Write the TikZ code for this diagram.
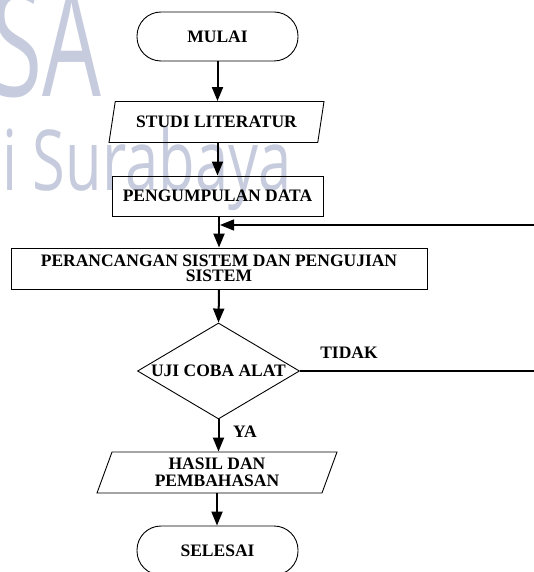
\documentclass[tikz,border=0pt]{standalone}
\usepackage{fontspec}
\setmainfont{Liberation Serif}
\newfontfamily\wmfont{Open Sans}
\usetikzlibrary{shapes.geometric,arrows.meta}
\newcommand\flfont{\fontsize{17.5}{16.5}\selectfont\bfseries}
\definecolor{wm}{RGB}{198,204,221}
\begin{document}
\begin{tikzpicture}[x=1pt,y=-1pt,
  box/.style={draw, line width=0.9pt, inner sep=0pt, font=\flfont, align=center},
  term/.style={box, rectangle, rounded corners=24pt, minimum width=161pt, minimum height=49pt},
  proc/.style={box, rectangle, minimum height=41pt},
  io/.style={box, trapezium, trapezium left angle=62, trapezium right angle=118, trapezium stretches body, minimum height=41pt},
  dec/.style={box, diamond, aspect=1.667, minimum width=162pt, minimum height=96pt},
  arr/.style={line width=2pt, -{Triangle[length=14pt,width=11pt]}},
  fb/.style={line width=1.3pt, -{Triangle[length=14pt,width=11pt]}},
  lbl/.style={font=\flfont, inner sep=0pt},
  wmtext/.style={text=wm, inner sep=0pt},
]
\clip (0,0) rectangle (534,572);
\fill[white] (0,0) rectangle (534,572);
% watermark
\node[wmtext, anchor=base east] (wmA) at (102,97) {\wmfont\fontsize{150}{150}\selectfont\scalebox{0.62}[1]{SA}};
\node[wmtext, anchor=base west] (wmB) at (2,190) {\wmfont\fontsize{84}{84}\selectfont\scalebox{0.71}[1]{i Surabaya}};
% nodes
\node[term] (m) at (217.5,36.5) {MULAI};
\node[io, minimum width=215pt] (s) at (216.5,122) {STUDI LITERATUR};
\node[proc, minimum width=211pt, minimum height=40pt] (p) at (217.5,196) {PENGUMPULAN DATA};
\node[proc, minimum width=416pt] (r) at (219,268.5) {PERANCANGAN SISTEM DAN PENGUJIAN\\[-2pt]SISTEM};
\node[dec] (d) at (218.5,371) {UJI COBA ALAT};
\node[io, minimum width=240pt] (h) at (217,472.5) {HASIL DAN\\PEMBAHASAN};
\node[term] (e) at (217.5,550.5) {SELESAI};
\node[lbl] (tidak) at (349,352.5) {TIDAK};
\node[lbl] (ya) at (245,431.5) {YA};
\coordinate (j) at (220,225);
% connectors
\draw[arr] (m.south) -- (m.south |- s.north);
\draw[arr] (s.south) -- (s.south -| p.north) -- (p.north);
\draw[arr] (p.south -| r.north) -- (r.north);
\draw[arr] (r.south) -- (d.north);
\draw[arr] (d.south) -- (d.south |- h.north);
\draw[arr] (h.south) -- (h.south |- e.north);
\draw[fb] (d.east) -- ++(270,0) |- (j);
\end{tikzpicture}
\end{document}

* [Instruction]:
Leave out the pictures and print every line of the data exactly.

* [Solution to the exercise]:
Write the TikZ code for this diagram.
\documentclass[tikz,border=0pt]{standalone}
\usepackage{fontspec}
\setmainfont{Liberation Serif}
\newfontfamily\wmfont{Open Sans}
\usetikzlibrary{shapes.geometric,arrows.meta}
\newcommand\flfont{\fontsize{17.5}{16.5}\selectfont\bfseries}
\definecolor{wm}{RGB}{198,204,221}
\begin{document}
\begin{tikzpicture}[x=1pt,y=-1pt,
  box/.style={draw, line width=0.9pt, inner sep=0pt, font=\flfont, align=center},
  term/.style={box, rectangle, rounded corners=24pt, minimum width=161pt, minimum height=49pt},
  proc/.style={box, rectangle, minimum height=41pt},
  io/.style={box, trapezium, trapezium left angle=62, trapezium right angle=118, trapezium stretches body, minimum height=41pt},
  dec/.style={box, diamond, aspect=1.667, minimum width=162pt, minimum height=96pt},
  arr/.style={line width=2pt, -{Triangle[length=14pt,width=11pt]}},
  fb/.style={line width=1.3pt, -{Triangle[length=14pt,width=11pt]}},
  lbl/.style={font=\flfont, inner sep=0pt},
  wmtext/.style={text=wm, inner sep=0pt},
]
\clip (0,0) rectangle (534,572);
\fill[white] (0,0) rectangle (534,572);
% watermark
\node[wmtext, anchor=base east] (wmA) at (102,97) {\wmfont\fontsize{150}{150}\selectfont\scalebox{0.62}[1]{SA}};
\node[wmtext, anchor=base west] (wmB) at (2,190) {\wmfont\fontsize{84}{84}\selectfont\scalebox{0.71}[1]{i Surabaya}};
% nodes
\node[term] (m) at (217.5,36.5) {MULAI};
\node[io, minimum width=215pt] (s) at (216.5,122) {STUDI LITERATUR};
\node[proc, minimum width=211pt, minimum height=40pt] (p) at (217.5,196) {PENGUMPULAN DATA};
\node[proc, minimum width=416pt] (r) at (219,268.5) {PERANCANGAN SISTEM DAN PENGUJIAN\\[-2pt]SISTEM};
\node[dec] (d) at (218.5,371) {UJI COBA ALAT};
\node[io, minimum width=240pt] (h) at (217,472.5) {HASIL DAN\\PEMBAHASAN};
\node[term] (e) at (217.5,550.5) {SELESAI};
\node[lbl] (tidak) at (349,352.5) {TIDAK};
\node[lbl] (ya) at (245,431.5) {YA};
\coordinate (j) at (220,225);
% connectors
\draw[arr] (m.south) -- (m.south |- s.north);
\draw[arr] (s.south) -- (s.south -| p.north) -- (p.north);
\draw[arr] (p.south -| r.north) -- (r.north);
\draw[arr] (r.south) -- (d.north);
\draw[arr] (d.south) -- (d.south |- h.north);
\draw[arr] (h.south) -- (h.south |- e.north);
\draw[fb] (d.east) -- ++(270,0) |- (j);
\end{tikzpicture}
\end{document}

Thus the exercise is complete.